As an experimental feature, it is now also possible to use data stored in the Apache Hive metastore. For this, dask-sql will retrieve the information on the storage location and format from the metastore and will then register the raw data directly in the context. This means, no Hive data query will be issued and you might be able to see a speed improvement.

from dask_sql import Context
from pyhive.hive import connect

c = Context()

cursor = connect("hive-server", 10000).cursor()
c.create_table("my_data", cursor, hive_table_name="the_name_in_hive")

2. Load it via SQL

If you are connected to the SQL server implementation or you do not want to issue python command calls, you can also achieve the data loading via SQL only.

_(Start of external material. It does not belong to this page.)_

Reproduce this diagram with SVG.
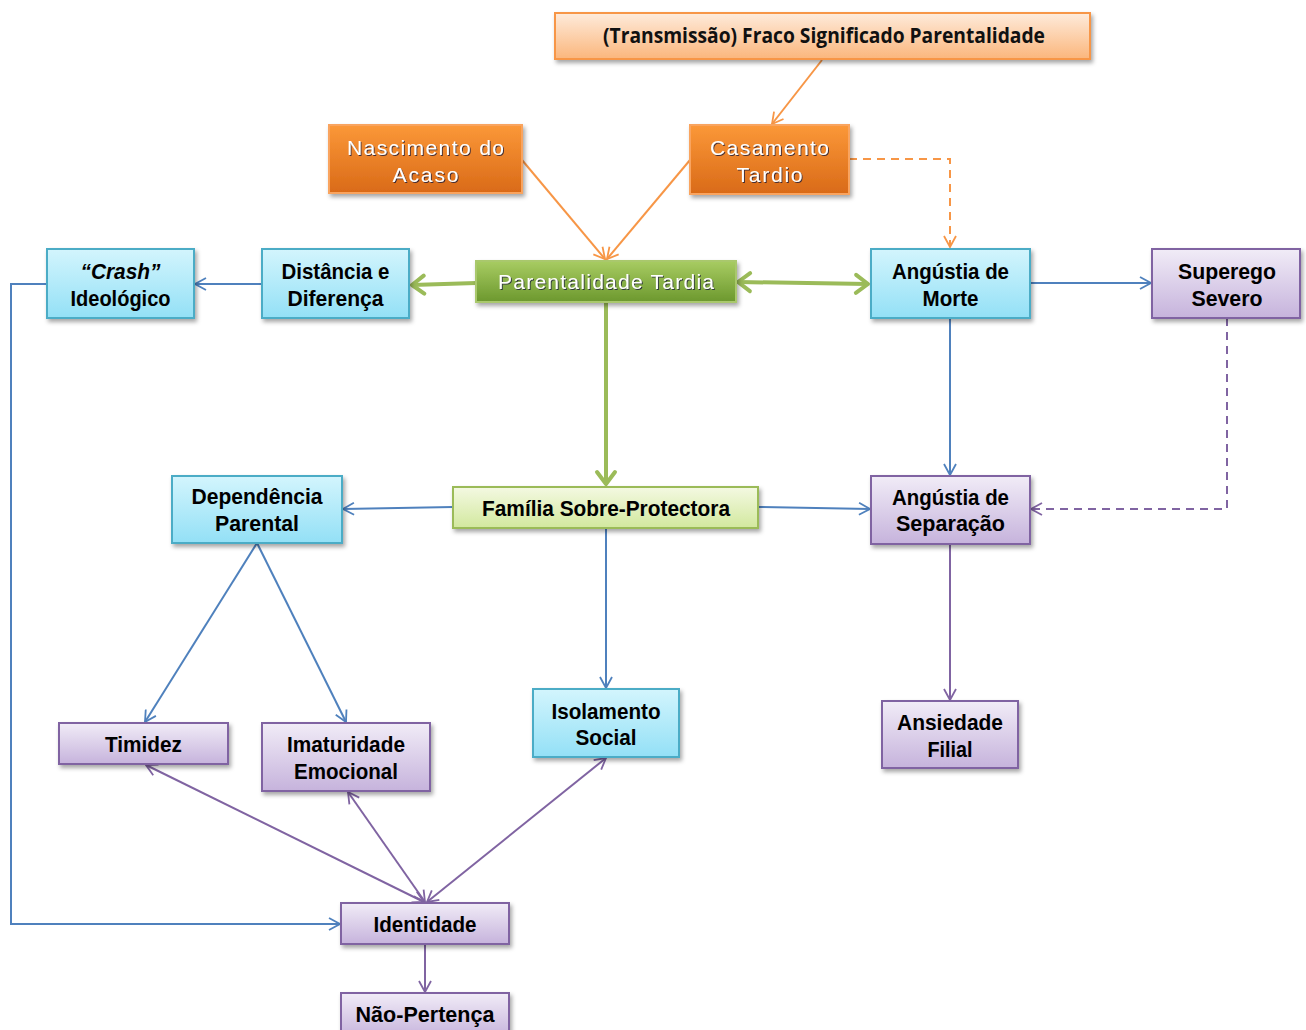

CREATE TABLE my_data WITH (
    format = 'csv',
    location = 's3://nyc-tlc/trip data/yellow_tripdata_2019-01.csv'
)

You can find more information in Table Creation.

3. Persist and share data on the cluster

In dask, you can publish datasets with names into the cluster memory. This allows to reuse the same data from multiple clients/users in multiple sessions.

For example, you can publish your data using the client.publish_dataset function of the distributed.Client, and then later register it in the dask_sql.Context via SQL:

# a dask.distributed Client
client = Client(...)
client.publish_dataset(my_ds=df)

Later in SQL:

CREATE TABLE my_data WITH (
    format = 'memory',
    location = 'my_ds'
)

Note, that the format is set to memory and the location is the name, which was chosen when publishing the dataset.

To achieve the same thing from python, you can just use dask’s methods to get the dataset

df = client.get_dataset("my_df")
c.create_table("my_data", df)

Note

For dask-sql it does not matter how you load your data. In all shown cases you can then use the specified table name to query your data in a SELECT call.

Please note however that un-persisted data will be reread from its source (e.g. on S3 or disk) on every query whereas persisted data is only read once. This will increase the query speed, but will also prevent you from seeing external updates to your data (until you reload it explicitly).